En esta ciudad hay un bar llamado las Dos Bes que, aun sin haberlo visitado nunca, la eufonía de su nombre estas horas de septiembre hace que lo sienta más familiar que nunca. No en vano su dueño, José Benítez Blanco, paisano y amigo, lo evoca con frecuencia, cada que nos vemos y me habla de su vida, rehilando entre tanto instantes de una infancia sencilla y rural que ambos compartimos. La suya y la mía fluyeron paralelas en aquellos últimos años de posguerra, cuando ambos estudiábamos el bachillerato, y él lo mismo que yo fue un pésimo estudiante. Recuerdo las clases umbrías y soporíferas en la academia instalada en nuestro pueblo, Villanueva del Duque, y el cansancio y desafecto que mi amigo y yo sentíamos por los libros. Nos reuníamos para estudiar, por decir algo, en el salón de su casa, situada donde se abría la cueva de eucaliptos que escoltaban la carretera bacheada que iba de mi pueblo en dirección a Alcaracejos. Nuestros profesores ponían todo su empeño en que nos aficionáramos al estudio y, a veces, lo hacían usando fieros métodos (a través de capirotazos, tirones de orejas, palmetazos en la mano, o tirones del flequillo), pero, al final, sus esfuerzos eran baldíos. A José Benítez y a mí, cuando llegaban los exámenes regios de junio en Peñarroya, se nos aferraban los nervios a las tripas y, al final, nos quedaban varias asignaturas para ir a recuperarlas en el mes de septiembre. Solíamos ser los últimos en la fila dentro de aquellas clases agrias y húmedas donde olía a pizarra, gamuza y cal en grumos. Los aromas y colores de aquella edad lejana reverberan aún como piedras de cuarcita en el erial feliz de mi memoria. Pero hay una imagen de entonces muy especial que me conecta a septiembre de raíz y hace que este mes aún sea mi favorito entre todos los que componen el calendario.

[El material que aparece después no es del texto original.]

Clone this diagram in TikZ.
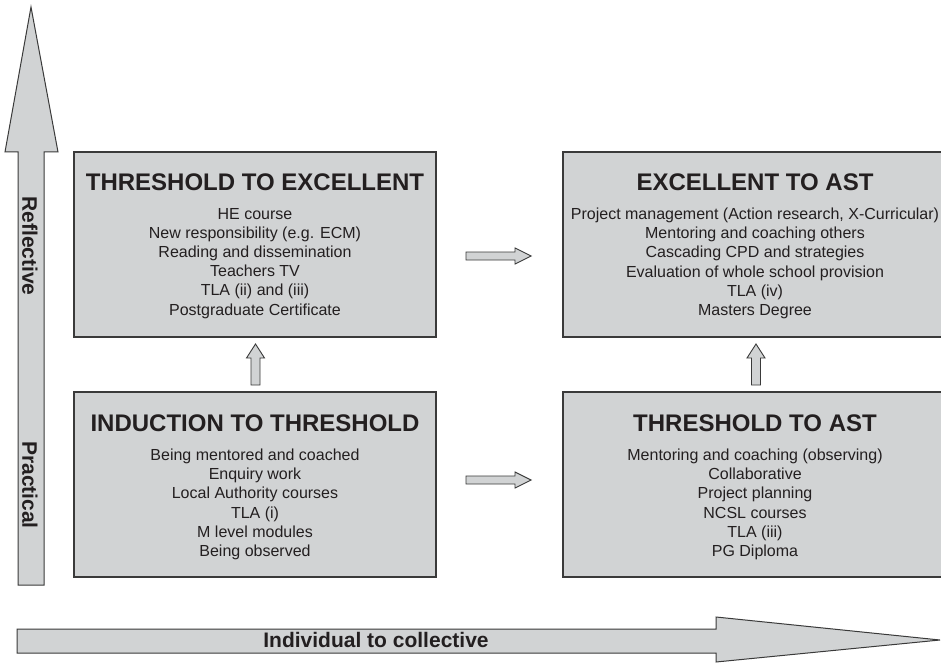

Nunca se lo conté a José Benítez, ni siquiera entonces, cuando sucedió aquel hecho azaroso y fortuito que me iba a transformar e inauguró mi impávida afición a bucear en la niebla de los diccionarios. Estudiábamos ya tercero de bachiller y un día de un modo casual hallé en un texto un par de palabras que desconocía y, de entrada, al leerlas sonaron en mi interior de una manera dulce y cristalina. Fue, no lo olvidaré, un día de septiembre, en uno de los exámenes que tuve en el viejo instituto de Peñarroya-Pueblonuevo. Allí estaban brillando en la carne del papel dos hermosas esdrújulas, «beatífico y balsámico», sembrando en mi alma una poética emoción que, hasta ese momento, nunca había sentido. Lo primero que hice al volver de nuevo a casa fue ir a buscar mi viejo diccionario para zambullirme en él hasta encontrar el significado de aquellos dos vocablos que, en esos instantes, yo desconocía. Recuerdo el olor de mi casa y el temblor de la luz de septiembre cayendo en los racimos del patio encendido de uvas y gorriones. Desde entonces este mes tiene para mí el significado especial de esas dos bes, beatífico y balsámico, que lo inundan de gozo e inocencia lírica. Cuando agosto se aleja, disfruto andando por los parques y avenidas de acacias y plátanos de sombra buscando el fulgor sutil, la epifanía, de aquellas esdrújulas que descubrí de niño y nunca conté a José Benítez Blanco, dueño de ese castizo bar de Córdoba cuyo nombre se asienta sobre sus apellidos. El misterio poético brota a veces en lo minúsculo, en una palabra nunca descubierta que, sin esperarlo, aparece ante nosotros y se queda flotando, o vibrando como un silbo, en un ángulo inédito de nuestro corazón. Por eso septiembre respira para mí en el sonido feliz de dos vocablos que impregnan los árboles, los bancos de los parques, el gorjeo de los pájaros, la risa de los niños, la mirada romántica de las adolescentes y el deambular lento, angélico y sutil, de parejas de ancianos que hallo a diario paseando como amables siluetas de un tiempo que se fue dejando en sus ojos un destello onírico. Aún no ha muerto el verano y ya siento el otoño. En la luz de septiembre vuelvo a percibir los murmullos y aromas escondidos en las Dos Bes, esas dos iniciales azarosas que también definen la esencia del bar de un viejo amigo.